• **Given task**
Leave the pictures out and quote every line from the start of the listing to the line with "const yTicks = [5];", inclusive.

— BEGIN Record set —

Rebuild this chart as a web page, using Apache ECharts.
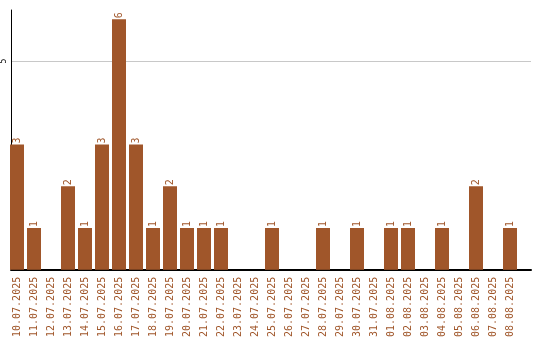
<!DOCTYPE html>
<html><head><meta charset="utf-8">
<script src="https://cdn.jsdelivr.net/npm/echarts@6/dist/echarts.min.js"></script>
<style>html,body{margin:0;padding:0;background:#fff}#c{width:540px;height:340px}</style>
</head><body><div id="c"></div>
<script>
const categories = ["10.07.2025","11.07.2025","12.07.2025","13.07.2025","14.07.2025","15.07.2025","16.07.2025","17.07.2025","18.07.2025","19.07.2025","20.07.2025","21.07.2025","22.07.2025","23.07.2025","24.07.2025","25.07.2025","26.07.2025","27.07.2025","28.07.2025","29.07.2025","30.07.2025","31.07.2025","01.08.2025","02.08.2025","03.08.2025","04.08.2025","05.08.2025","06.08.2025","07.08.2025","08.08.2025"];
const values = [3,1,0,2,1,3,6,3,1,2,1,1,1,0,0,1,0,0,1,0,1,0,1,1,0,1,0,2,0,1];
const yTicks = [5];

const brown = '#A0562A';
const font = 'DejaVu Sans Mono';
const chart = echarts.init(document.getElementById('c'), null, {renderer:'canvas'});
chart.setOption({
  animation:false,
  grid:[
    {left:10, top:10, width:521, height:260},
    {left:8.5, top:10, width:510, height:260}
  ],
  xAxis:[
    {type:'value', gridIndex:0, min:0, max:1, axisLine:{show:true, onZero:false, lineStyle:{color:'#000', width:2}},
     axisTick:{show:false}, axisLabel:{show:false}, splitLine:{show:false}},
    {type:'category', gridIndex:1, data:categories,
     axisLine:{show:false}, axisTick:{show:false}, splitLine:{show:false},
     axisLabel:{interval:0, rotate:90, color:brown, fontFamily:font, fontSize:10, margin:7}}
  ],
  yAxis:[
    {type:'value', gridIndex:0, min:0, max:6.22, interval:5,
     axisLine:{show:true, lineStyle:{color:'#000', width:1}}, axisTick:{show:false},
     axisLabel:{rotate:90, color:'#000', fontFamily:font, fontSize:8, margin:3,
       formatter:v=> yTicks.includes(v) ? String(v) : ''},
     splitLine:{show:false}},
    {type:'value', gridIndex:1, min:0, max:6.22, show:false}
  ],
  series:[{
    type:'line', xAxisIndex:0, yAxisIndex:0, data:[], silent:true, z:0, zlevel:0,
    markLine:{silent:true, symbol:'none', label:{show:false}, z:0,
      lineStyle:{color:'#c8c8c8', width:1, type:'solid'},
      data: yTicks.map(t=>({yAxis:t}))}
  },{
    type:'bar', xAxisIndex:1, yAxisIndex:1, data:values, barWidth:14, z:5,
    itemStyle:{color:brown},
    label:{show:true, position:'top', rotate:90, align:'left', verticalAlign:'middle', distance:1,
      color:brown, fontFamily:font, fontSize:10,
      formatter:p=> p.value ? String(p.value) : ''}
  }]
});
</script></body></html>
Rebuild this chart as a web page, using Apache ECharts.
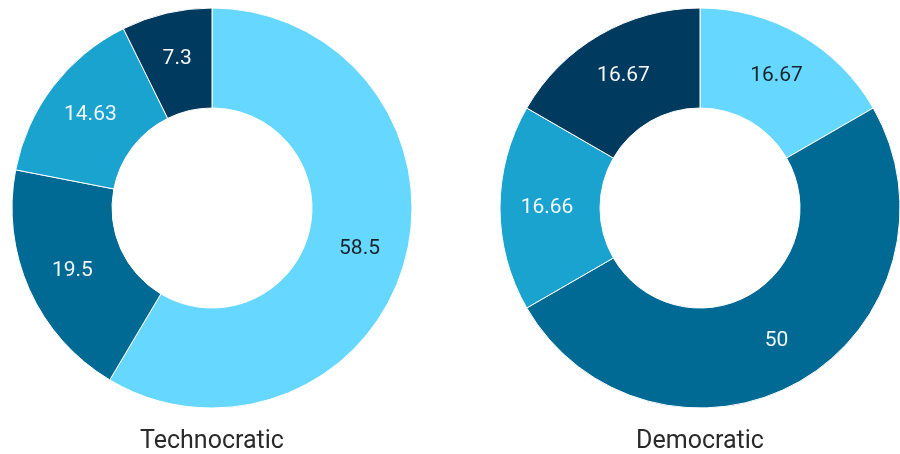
<!DOCTYPE html>
<html>
<head>
<meta charset="utf-8">
<script src="https://cdn.jsdelivr.net/npm/echarts@6/dist/echarts.min.js"></script>
<style>
html,body{margin:0;padding:0;background:#fff;}
#chart{width:900px;height:454px;}
</style>
</head>
<body>
<div id="chart"></div>
<script>
var categories = ['A', 'B', 'C', 'D'];
var technocraticValues = [58.5, 19.5, 14.63, 7.3];
var democraticValues = [16.67, 50, 16.66, 16.67];
var chartTitles = ['Technocratic', 'Democratic'];

var colors = ['#66D8FF', '#006A94', '#1BA3D0', '#003A5E'];
var labelColors = ['#16222c', '#f2f8fb', '#f2f8fb', '#f2f8fb'];

function buildData(values) {
  return values.map(function (v, i) {
    return {
      name: categories[i],
      value: v,
      itemStyle: { color: colors[i] },
      label: { color: labelColors[i] }
    };
  });
}

var chart = echarts.init(document.getElementById('chart'), null, { renderer: 'canvas' });
var labelCommon = {
  show: true,
  position: 'inside',
  formatter: function (p) { return String(p.value); },
  fontFamily: 'Roboto',
  fontSize: 21
};
var titleStyle = { fontFamily: 'Roboto', fontSize: 25, fontWeight: 'normal', color: '#2a2a2a' };
chart.setOption({
  animation: false,
  backgroundColor: '#ffffff',
  title: [
    { text: chartTitles[0], left: 212, top: 429, textAlign: 'center', padding: 0, textStyle: titleStyle },
    { text: chartTitles[1], left: 700, top: 429, textAlign: 'center', padding: 0, textStyle: titleStyle }
  ],
  series: [
    {
      type: 'pie',
      center: [212, 208],
      radius: [100, 200],
      startAngle: 90,
      clockwise: true,
      avoidLabelOverlap: false,
      itemStyle: { borderColor: '#ffffff', borderWidth: 1 },
      label: labelCommon,
      labelLine: { show: false },
      data: buildData(technocraticValues)
    },
    {
      type: 'pie',
      center: [700, 208],
      radius: [100, 200],
      startAngle: 90,
      clockwise: true,
      avoidLabelOverlap: false,
      itemStyle: { borderColor: '#ffffff', borderWidth: 1 },
      label: labelCommon,
      labelLine: { show: false },
      data: buildData(democraticValues)
    }
  ]
});
</script>
</body>
</html>
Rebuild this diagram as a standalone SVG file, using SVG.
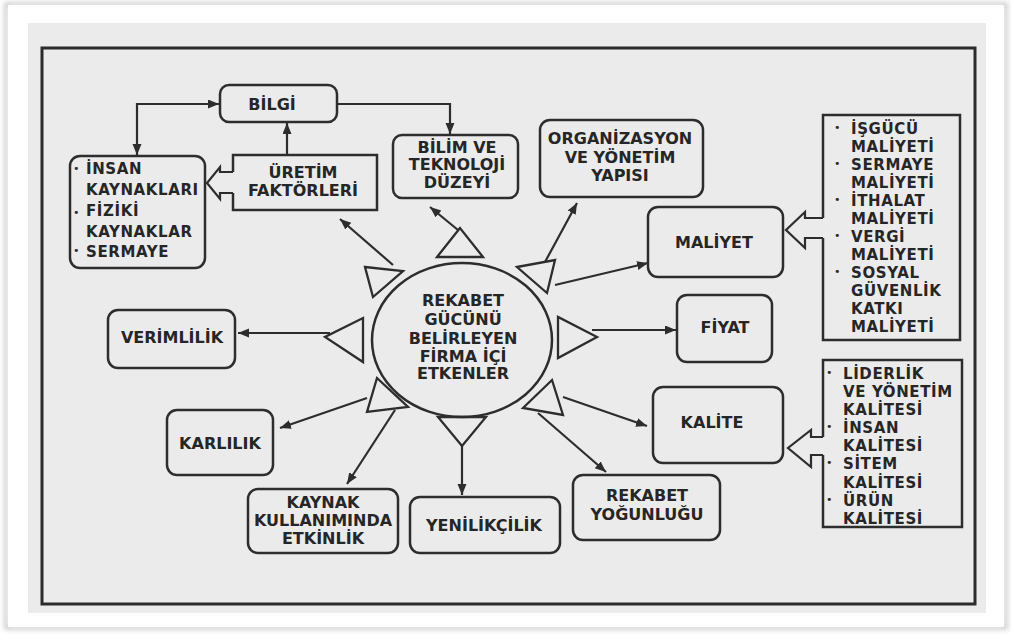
<svg xmlns="http://www.w3.org/2000/svg" width="1013" height="634" viewBox="0 0 1013 634">
  <defs>
    <style>
      .box { fill: none; stroke: #2d2d2d; stroke-width: 2.5; }
      .tri { fill: none; stroke: #2d2d2d; stroke-width: 2.3; stroke-linejoin: miter; }
      .conn { fill: none; stroke: #2d2d2d; stroke-width: 2.2; }
      .lbl { font-family: "DejaVu Sans", "Liberation Sans", sans-serif; font-weight: bold; font-size: 16px; fill: #262626; text-anchor: middle; }
      .lst { font-family: "DejaVu Sans", "Liberation Sans", sans-serif; font-weight: bold; font-size: 15px; letter-spacing: 0.6px; fill: #262626; }
      .bul { font-family: "DejaVu Sans", sans-serif; font-size: 11px; fill: #2a2a2a; }
    </style>
    <marker id="ah" markerUnits="userSpaceOnUse" markerWidth="12" markerHeight="10" refX="11" refY="4.5" orient="auto-start-reverse">
      <path d="M0,0 L11,4.5 L0,9 z" fill="#2d2d2d"/>
    </marker>
    <filter id="soft" x="-5%" y="-5%" width="110%" height="110%">
      <feGaussianBlur stdDeviation="2.5"/>
    </filter>
  </defs>

  <!-- page and scanned sheet -->
  <rect width="1013" height="634" fill="#ffffff"/>
  <rect x="6" y="4" width="1000" height="624" fill="none" stroke="#bdbdbd" stroke-width="3" filter="url(#soft)"/>
  <rect x="8" y="5" width="996" height="622" fill="#ffffff"/>
  <rect x="28" y="23" width="958" height="590" fill="#ebebeb"/>
  <rect x="42" y="48" width="933" height="556" fill="none" stroke="#2b2b2b" stroke-width="3"/>

  <!-- connectors -->
  <g id="connectors">
    <path class="conn" d="M137,155 V104 H219" marker-start="url(#ah)" marker-end="url(#ah)"/>
    <path class="conn" d="M337,104 H450 V134" marker-end="url(#ah)"/>
    <path class="conn" d="M287,155 V123" marker-end="url(#ah)"/>
    <path class="conn" d="M393,265 L340,219" marker-end="url(#ah)"/>
    <path class="conn" d="M458,230 L430,207" marker-end="url(#ah)"/>
    <path class="conn" d="M545,262 L577,203" marker-end="url(#ah)"/>
    <path class="conn" d="M555,285 L648,263" marker-end="url(#ah)"/>
    <path class="conn" d="M592,330 L676,330" marker-end="url(#ah)"/>
    <path class="conn" d="M563,397 L647,426" marker-end="url(#ah)"/>
    <path class="conn" d="M538,413 L606,472" marker-end="url(#ah)"/>
    <path class="conn" d="M462,445 L462,495" marker-end="url(#ah)"/>
    <path class="conn" d="M395,410 L347,484" marker-end="url(#ah)"/>
    <path class="conn" d="M367,398 L280,428" marker-end="url(#ah)"/>
    <path class="conn" d="M330,333 L238,333" marker-end="url(#ah)"/>
    <!-- hollow block arrows -->
    <path class="conn" d="M233,172 H220 V167 L207,183 L220,199 V193 H233"/>
    <path class="conn" d="M823,218 H805 V212 L786,230 L805,248 V238 H823"/>
    <path class="conn" d="M823,437 H811 V430 L788,448 L811,467 V455 H823"/>
  </g>

  <!-- centre node with its pointers -->
  <g id="center">
    <ellipse class="box" cx="462" cy="340" rx="90" ry="77"/>
    <polygon class="tri" points="460,228 437,257 483,257"/>
    <polygon class="tri" points="438,417 486,417 462,446"/>
    <polygon class="tri" points="363,318 363,362 325,337"/>
    <polygon class="tri" points="558,317 558,358 597,337"/>
    <polygon class="tri" points="365,267 403,271 373,297"/>
    <polygon class="tri" points="517,267 555,260 547,293"/>
    <polygon class="tri" points="377,378 367,412 408,407"/>
    <polygon class="tri" points="523,408 552,380 563,415"/>
    <text class="lbl" x="463" y="306">REKABET</text>
    <text class="lbl" x="463" y="325">GÜCÜNÜ</text>
    <text class="lbl" x="463" y="344">BELİRLEYEN</text>
    <text class="lbl" x="463" y="362">FİRMA İÇİ</text>
    <text class="lbl" x="463" y="379">ETKENLER</text>
  </g>

  <g id="bilgi">
    <rect class="box" x="220" y="85" width="117" height="37" rx="9"/>
    <text class="lbl" x="272" y="110">BİLGİ</text>
  </g>

  <g id="uretim">
    <path class="box" d="M233,172 V155 H377 V210 H233 V193"/>
    <text class="lbl" x="303" y="178">ÜRETİM</text>
    <text class="lbl" x="303" y="196">FAKTÖRLERİ</text>
  </g>

  <g id="insan">
    <rect class="box" x="70" y="156" width="135" height="112" rx="10"/>
    <text class="bul" x="73" y="172">•</text>
    <text class="bul" x="73" y="216">•</text>
    <text class="bul" x="73" y="254">•</text>
    <text class="lst" x="86" y="174" letter-spacing="-0.5">İNSAN</text>
    <text class="lst" x="86" y="195" letter-spacing="-0.5">KAYNAKLARI</text>
    <text class="lst" x="86" y="216" letter-spacing="-0.5">FİZİKİ</text>
    <text class="lst" x="86" y="237" letter-spacing="-0.5">KAYNAKLAR</text>
    <text class="lst" x="86" y="257" letter-spacing="-0.5">SERMAYE</text>
  </g>

  <g id="bilim">
    <rect class="box" x="393" y="135" width="125" height="63" rx="9"/>
    <text class="lbl" x="457" y="153">BİLİM VE</text>
    <text class="lbl" x="457" y="170">TEKNOLOJİ</text>
    <text class="lbl" x="457" y="188">DÜZEYİ</text>
  </g>

  <g id="organizasyon">
    <rect class="box" x="540" y="120" width="163" height="77" rx="10"/>
    <text class="lbl" x="620" y="144">ORGANİZASYON</text>
    <text class="lbl" x="620" y="163">VE YÖNETİM</text>
    <text class="lbl" x="620" y="181">YAPISI</text>
  </g>

  <g id="maliyet">
    <rect class="box" x="648" y="207" width="135" height="70" rx="10"/>
    <text class="lbl" x="714" y="248">MALİYET</text>
  </g>

  <g id="maliyet-list">
    <path class="box" d="M823,218 V115 H960 V340 H823 V238"/>
    <text class="bul" x="834" y="131">•</text>
    <text class="bul" x="834" y="167">•</text>
    <text class="bul" x="834" y="203">•</text>
    <text class="bul" x="834" y="239">•</text>
    <text class="bul" x="834" y="275">•</text>
    <text class="lst" x="851" y="134">İŞGÜCÜ</text>
    <text class="lst" x="851" y="152">MALİYETİ</text>
    <text class="lst" x="851" y="170">SERMAYE</text>
    <text class="lst" x="851" y="188">MALİYETİ</text>
    <text class="lst" x="851" y="206">İTHALAT</text>
    <text class="lst" x="851" y="224">MALİYETİ</text>
    <text class="lst" x="851" y="242">VERGİ</text>
    <text class="lst" x="851" y="260">MALİYETİ</text>
    <text class="lst" x="851" y="278">SOSYAL</text>
    <text class="lst" x="851" y="296">GÜVENLİK</text>
    <text class="lst" x="851" y="314">KATKI</text>
    <text class="lst" x="851" y="332">MALİYETİ</text>
  </g>

  <g id="fiyat">
    <rect class="box" x="677" y="295" width="95" height="67" rx="10"/>
    <text class="lbl" x="725" y="333">FİYAT</text>
  </g>

  <g id="kalite">
    <rect class="box" x="653" y="387" width="130" height="76" rx="10"/>
    <text class="lbl" x="712" y="428">KALİTE</text>
  </g>

  <g id="kalite-list">
    <path class="box" d="M823,437 V360 H962 V527 H823 V455"/>
    <text class="bul" x="826" y="376">•</text>
    <text class="bul" x="826" y="430">•</text>
    <text class="bul" x="826" y="466">•</text>
    <text class="bul" x="826" y="503">•</text>
    <text class="lst" x="843" y="379">LİDERLİK</text>
    <text class="lst" x="843" y="397">VE YÖNETİM</text>
    <text class="lst" x="843" y="415">KALİTESİ</text>
    <text class="lst" x="843" y="433">İNSAN</text>
    <text class="lst" x="843" y="451">KALİTESİ</text>
    <text class="lst" x="843" y="469">SİTEM</text>
    <text class="lst" x="843" y="488">KALİTESİ</text>
    <text class="lst" x="843" y="506">ÜRÜN</text>
    <text class="lst" x="843" y="524">KALİTESİ</text>
  </g>

  <g id="rekabet-yogunlugu">
    <rect class="box" x="573" y="475" width="147" height="65" rx="10"/>
    <text class="lbl" x="647" y="501">REKABET</text>
    <text class="lbl" x="647" y="520">YOĞUNLUĞU</text>
  </g>

  <g id="yenilikcilik">
    <rect class="box" x="410" y="497" width="150" height="56" rx="10"/>
    <text class="lbl" x="484" y="531">YENİLİKÇİLİK</text>
  </g>

  <g id="kaynak">
    <rect class="box" x="248" y="489" width="150" height="64" rx="10"/>
    <text class="lbl" x="323" y="508">KAYNAK</text>
    <text class="lbl" x="323" y="526" font-size="15">KULLANIMINDA</text>
    <text class="lbl" x="323" y="544">ETKİNLİK</text>
  </g>

  <g id="karlilik">
    <rect class="box" x="167" y="410" width="106" height="65" rx="10"/>
    <text class="lbl" x="220" y="449">KARLILIK</text>
  </g>

  <g id="verimlilik">
    <rect class="box" x="108" y="310" width="127" height="58" rx="10"/>
    <text class="lbl" x="172" y="343">VERİMLİLİK</text>
  </g>
</svg>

— END Record set —

• **Final result**
Rebuild this chart as a web page, using Apache ECharts.
<!DOCTYPE html>
<html><head><meta charset="utf-8">
<script src="https://cdn.jsdelivr.net/npm/echarts@6/dist/echarts.min.js"></script>
<style>html,body{margin:0;padding:0;background:#fff}#c{width:540px;height:340px}</style>
</head><body><div id="c"></div>
<script>
const categories = ["10.07.2025","11.07.2025","12.07.2025","13.07.2025","14.07.2025","15.07.2025","16.07.2025","17.07.2025","18.07.2025","19.07.2025","20.07.2025","21.07.2025","22.07.2025","23.07.2025","24.07.2025","25.07.2025","26.07.2025","27.07.2025","28.07.2025","29.07.2025","30.07.2025","31.07.2025","01.08.2025","02.08.2025","03.08.2025","04.08.2025","05.08.2025","06.08.2025","07.08.2025","08.08.2025"];
const values = [3,1,0,2,1,3,6,3,1,2,1,1,1,0,0,1,0,0,1,0,1,0,1,1,0,1,0,2,0,1];
const yTicks = [5];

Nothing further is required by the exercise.